In a significant admission, Rouhani has said that he would try and restore diplomatic ties with the United States which had been severed in 1979 after the seizure of American embassy in Tehran by Islamist students.
He has in the same breath also promised “constructive interaction with West”. Western countries are hence cautiously optimistic and have expressed hope that the new leader will course correct.
It is worthy to note that Rouhani has robust experience of handling the most difficult of issues being faced by the Islamic republic. He had been the chief nuclear negotiator of the country till 2003, a year after Iran’s nuclear program came to light. Later, he had to quit due to a showdown with President Ahmadinejad on handling of affairs, and had also put in his papers as the head of the national security council.
However, despite his liberal image Rouhani has carefully left out saying that he will either curtail or roll back the nuke programme and instead has chosen instead to focus on less prickly and more positive agenda. In a balancing act, Iran has also announced sending troops to help Assad’s regime in Syria.
While forwarding a moderate face to the world and extending a hand of friendship to the West, Rouhani importantly also enjoys the confidence of Khamenei to some extent, even if he was not his favourite candidate to stand for President. In earlier years, Hassan had been a vocal opponent of the westernised Shah of Iran, who was overthrown in the Iran revolution, and this had brought him in favour of the then spiritual leader.

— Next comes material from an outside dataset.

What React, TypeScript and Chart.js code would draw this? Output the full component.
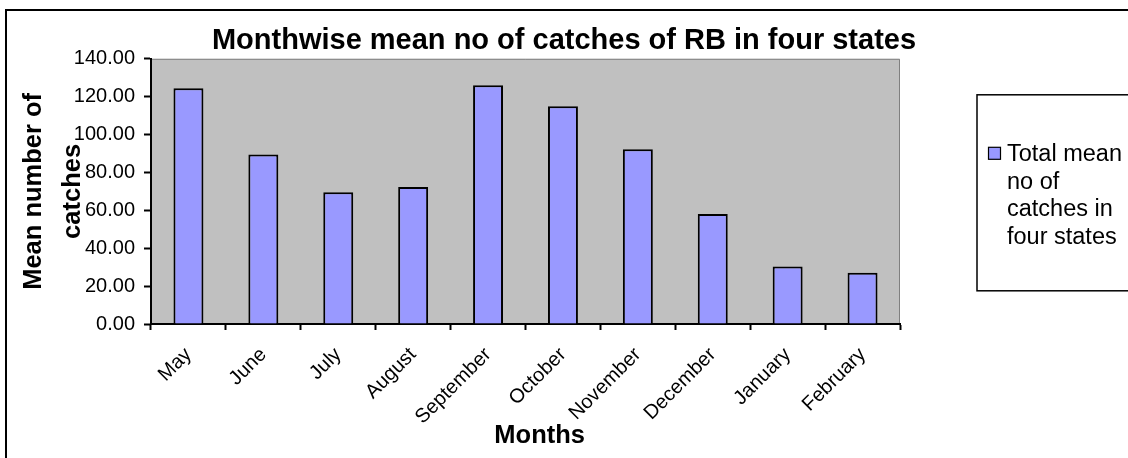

In the government that had come to power then, the young Hassan Rouhani had helped reorganise the military and served in Parliament overseeing state media.
So the new Iran President is a mix of both worlds – he has had training with the old guard but shares his vision with the young who want a more open culture and have a progressive outlook of their nation.
In that sense, he may be the best man for the job. It remains to be seen though whether he would be able to deliver and pull Iran out of its solitary isolation.